**COLLECTED MATERIAL**:
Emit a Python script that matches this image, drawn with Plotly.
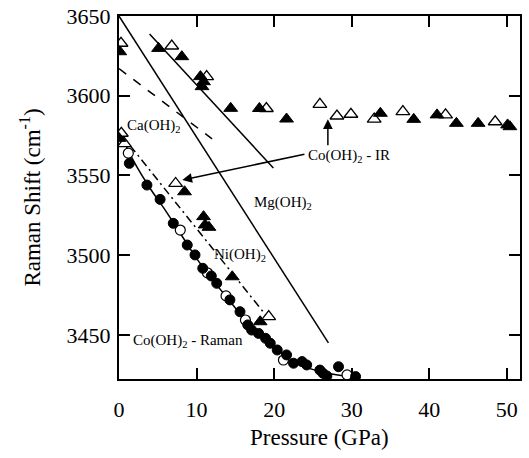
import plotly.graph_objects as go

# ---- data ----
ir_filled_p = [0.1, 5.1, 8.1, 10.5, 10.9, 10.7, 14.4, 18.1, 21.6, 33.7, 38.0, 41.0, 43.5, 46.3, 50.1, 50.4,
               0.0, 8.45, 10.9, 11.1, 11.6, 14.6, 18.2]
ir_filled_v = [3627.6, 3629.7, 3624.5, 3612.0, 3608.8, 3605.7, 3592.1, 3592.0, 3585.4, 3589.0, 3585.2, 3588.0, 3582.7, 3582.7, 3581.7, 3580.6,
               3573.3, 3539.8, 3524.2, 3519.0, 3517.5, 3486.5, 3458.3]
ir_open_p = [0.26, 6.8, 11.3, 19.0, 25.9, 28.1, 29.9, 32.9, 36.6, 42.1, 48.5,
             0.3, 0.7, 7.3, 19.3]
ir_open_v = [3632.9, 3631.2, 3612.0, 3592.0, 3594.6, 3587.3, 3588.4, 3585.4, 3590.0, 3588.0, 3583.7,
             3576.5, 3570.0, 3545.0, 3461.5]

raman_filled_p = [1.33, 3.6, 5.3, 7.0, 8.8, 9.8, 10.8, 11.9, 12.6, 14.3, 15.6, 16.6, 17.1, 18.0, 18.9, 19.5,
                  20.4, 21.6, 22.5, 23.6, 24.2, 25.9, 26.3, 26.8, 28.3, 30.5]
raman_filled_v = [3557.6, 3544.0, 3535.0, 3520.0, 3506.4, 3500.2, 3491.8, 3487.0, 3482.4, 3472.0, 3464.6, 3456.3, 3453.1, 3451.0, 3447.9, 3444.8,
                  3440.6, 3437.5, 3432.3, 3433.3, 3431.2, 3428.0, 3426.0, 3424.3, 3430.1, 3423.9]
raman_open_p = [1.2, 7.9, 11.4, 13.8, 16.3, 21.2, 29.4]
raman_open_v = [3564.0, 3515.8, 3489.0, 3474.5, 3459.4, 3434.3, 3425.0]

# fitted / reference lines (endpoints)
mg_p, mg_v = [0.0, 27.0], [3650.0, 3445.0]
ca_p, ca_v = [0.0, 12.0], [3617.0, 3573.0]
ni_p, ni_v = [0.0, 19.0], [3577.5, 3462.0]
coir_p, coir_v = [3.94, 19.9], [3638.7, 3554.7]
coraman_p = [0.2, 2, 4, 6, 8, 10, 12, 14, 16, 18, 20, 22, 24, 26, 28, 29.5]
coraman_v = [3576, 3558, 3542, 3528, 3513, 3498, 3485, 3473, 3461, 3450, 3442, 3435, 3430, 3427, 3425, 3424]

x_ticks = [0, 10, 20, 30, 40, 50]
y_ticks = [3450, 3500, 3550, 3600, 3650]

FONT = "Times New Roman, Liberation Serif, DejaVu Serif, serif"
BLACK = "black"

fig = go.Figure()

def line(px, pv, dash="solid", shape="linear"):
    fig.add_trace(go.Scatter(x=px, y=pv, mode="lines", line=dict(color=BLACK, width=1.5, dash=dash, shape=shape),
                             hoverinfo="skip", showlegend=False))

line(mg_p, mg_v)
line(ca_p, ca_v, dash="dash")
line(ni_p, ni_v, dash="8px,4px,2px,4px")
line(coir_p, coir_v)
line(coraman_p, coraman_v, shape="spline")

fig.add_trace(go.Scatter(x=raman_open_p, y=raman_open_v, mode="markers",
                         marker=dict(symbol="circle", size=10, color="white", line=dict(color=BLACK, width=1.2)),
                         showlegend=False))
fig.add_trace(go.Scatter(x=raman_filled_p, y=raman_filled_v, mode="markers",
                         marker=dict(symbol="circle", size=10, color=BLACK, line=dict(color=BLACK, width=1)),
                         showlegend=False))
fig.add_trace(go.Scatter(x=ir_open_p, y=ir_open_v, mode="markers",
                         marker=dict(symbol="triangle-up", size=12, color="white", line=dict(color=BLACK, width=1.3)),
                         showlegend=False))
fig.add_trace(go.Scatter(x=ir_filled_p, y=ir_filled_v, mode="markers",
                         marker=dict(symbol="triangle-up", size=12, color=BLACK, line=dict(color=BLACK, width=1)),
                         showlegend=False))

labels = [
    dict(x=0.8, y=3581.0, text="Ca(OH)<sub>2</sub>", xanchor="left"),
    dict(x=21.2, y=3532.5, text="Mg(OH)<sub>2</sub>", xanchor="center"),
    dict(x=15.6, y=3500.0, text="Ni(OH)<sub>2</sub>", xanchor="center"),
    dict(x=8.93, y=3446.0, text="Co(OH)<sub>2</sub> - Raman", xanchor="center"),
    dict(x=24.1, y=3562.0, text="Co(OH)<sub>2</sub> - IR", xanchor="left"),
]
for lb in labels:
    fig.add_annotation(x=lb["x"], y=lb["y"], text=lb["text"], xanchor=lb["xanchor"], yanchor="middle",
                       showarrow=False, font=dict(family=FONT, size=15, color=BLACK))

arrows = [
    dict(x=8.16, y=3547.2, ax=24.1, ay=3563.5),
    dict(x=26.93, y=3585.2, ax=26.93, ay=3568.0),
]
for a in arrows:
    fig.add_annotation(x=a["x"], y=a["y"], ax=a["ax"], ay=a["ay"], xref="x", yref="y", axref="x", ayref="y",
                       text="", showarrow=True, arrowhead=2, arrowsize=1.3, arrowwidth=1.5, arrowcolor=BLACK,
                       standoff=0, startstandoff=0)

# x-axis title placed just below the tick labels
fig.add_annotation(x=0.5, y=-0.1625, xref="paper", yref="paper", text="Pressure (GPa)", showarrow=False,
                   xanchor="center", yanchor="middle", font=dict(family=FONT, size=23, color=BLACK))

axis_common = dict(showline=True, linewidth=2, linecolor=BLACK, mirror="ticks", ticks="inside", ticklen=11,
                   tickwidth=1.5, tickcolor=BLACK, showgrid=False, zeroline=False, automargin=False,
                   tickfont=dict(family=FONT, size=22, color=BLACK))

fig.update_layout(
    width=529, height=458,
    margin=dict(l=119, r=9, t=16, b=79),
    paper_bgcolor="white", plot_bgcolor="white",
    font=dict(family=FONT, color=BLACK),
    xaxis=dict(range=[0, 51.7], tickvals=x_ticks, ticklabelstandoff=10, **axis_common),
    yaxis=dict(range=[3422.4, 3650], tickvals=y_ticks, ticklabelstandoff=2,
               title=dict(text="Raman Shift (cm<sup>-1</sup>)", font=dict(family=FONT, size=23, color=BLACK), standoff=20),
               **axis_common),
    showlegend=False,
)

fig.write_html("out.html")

**TASK TO CARRY OUT**: Exactly restate the lines from the beginning of the data through the line with "import plotly.graph_objects as go", and no others, keeping pictures out.

**RESULT OF THE EXERCISE**:
Emit a Python script that matches this image, drawn with Plotly.
import plotly.graph_objects as go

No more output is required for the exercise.